Two teams of eight and nine year olds are on the ice, in full gear on a Sunday morning, while their friends and siblings are still warmly cozied under their blankets, dreaming.
It means a dozen volunteer coaches are also on the ice, ready to teach these kids ways to improve their skill.
It means parents last night set their alarms to be awake before 5:30am to make sure their kid was out of bed, fed, and dressed. Ready to be on the ice at time when most of the city is still asleep.
There was no traffic on the drive to the arena this morning. For most of the city, Sunday is the day of rest - sleep in, have a late brunch, relax with friends and family. Driving here at 6am, the only person I saw on the streets was a lone runner; a kindred spirit focused on his athletic goals.

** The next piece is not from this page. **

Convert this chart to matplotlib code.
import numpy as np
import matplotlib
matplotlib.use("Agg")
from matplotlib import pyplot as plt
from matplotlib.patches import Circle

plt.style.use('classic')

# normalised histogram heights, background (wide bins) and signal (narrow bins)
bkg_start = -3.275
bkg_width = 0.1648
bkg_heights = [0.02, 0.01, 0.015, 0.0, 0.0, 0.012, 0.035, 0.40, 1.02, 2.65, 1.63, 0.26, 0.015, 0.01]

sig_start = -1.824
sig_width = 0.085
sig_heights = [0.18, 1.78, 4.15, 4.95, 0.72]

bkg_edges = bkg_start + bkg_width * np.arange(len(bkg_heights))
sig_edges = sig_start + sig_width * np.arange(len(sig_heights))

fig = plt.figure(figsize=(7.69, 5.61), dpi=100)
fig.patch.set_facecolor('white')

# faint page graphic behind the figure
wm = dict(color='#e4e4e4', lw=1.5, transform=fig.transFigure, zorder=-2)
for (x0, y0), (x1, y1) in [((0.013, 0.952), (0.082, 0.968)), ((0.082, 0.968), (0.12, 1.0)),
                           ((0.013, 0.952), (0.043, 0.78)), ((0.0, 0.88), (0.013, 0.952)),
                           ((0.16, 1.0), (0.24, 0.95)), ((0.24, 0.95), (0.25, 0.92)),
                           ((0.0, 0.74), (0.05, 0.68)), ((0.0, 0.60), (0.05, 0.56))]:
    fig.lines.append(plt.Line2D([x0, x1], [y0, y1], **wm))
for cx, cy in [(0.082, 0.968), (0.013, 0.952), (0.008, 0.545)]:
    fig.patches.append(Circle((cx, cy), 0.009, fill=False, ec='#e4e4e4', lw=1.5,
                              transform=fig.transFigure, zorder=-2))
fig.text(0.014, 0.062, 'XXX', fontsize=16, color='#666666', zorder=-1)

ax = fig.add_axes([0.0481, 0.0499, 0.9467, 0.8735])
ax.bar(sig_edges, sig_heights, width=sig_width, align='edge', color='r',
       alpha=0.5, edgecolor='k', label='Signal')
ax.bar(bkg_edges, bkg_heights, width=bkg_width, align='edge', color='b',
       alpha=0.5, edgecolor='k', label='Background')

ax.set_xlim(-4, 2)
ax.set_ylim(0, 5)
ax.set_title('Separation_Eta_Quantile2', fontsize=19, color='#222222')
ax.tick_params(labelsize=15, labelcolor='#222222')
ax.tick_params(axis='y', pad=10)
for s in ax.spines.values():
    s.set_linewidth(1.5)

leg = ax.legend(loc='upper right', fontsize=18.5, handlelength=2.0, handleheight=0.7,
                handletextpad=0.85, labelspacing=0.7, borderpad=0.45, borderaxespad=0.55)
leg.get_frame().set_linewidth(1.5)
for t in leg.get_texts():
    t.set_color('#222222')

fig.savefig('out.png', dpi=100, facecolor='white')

My first choice is not to sit in a cold arena this early on a Sunday morning, but I derive some joy in being here. I feel a connection to the thousands of parents in other towns and cities across the country who started their day as I did. Coaxing a bleary-eyed child out of bed a warm bowl of oatmeal, coffee in a travel mug.
There is a symphony in a hockey rink, when the only sounds are from when ice connects with metal, the pucks bang against the boards, the sticks hitting the ice, connecting with a puck. The stands are mostly empty, other than the handful of parents silently watching, looking at our phones, reading books.
My son is not headed for the big leagues, but his dedication to this sport, to supporting his team, fulfilling his commitment to be here, no matter the time, tells me that he is heading somewhere and I'm happy to be along for the ride.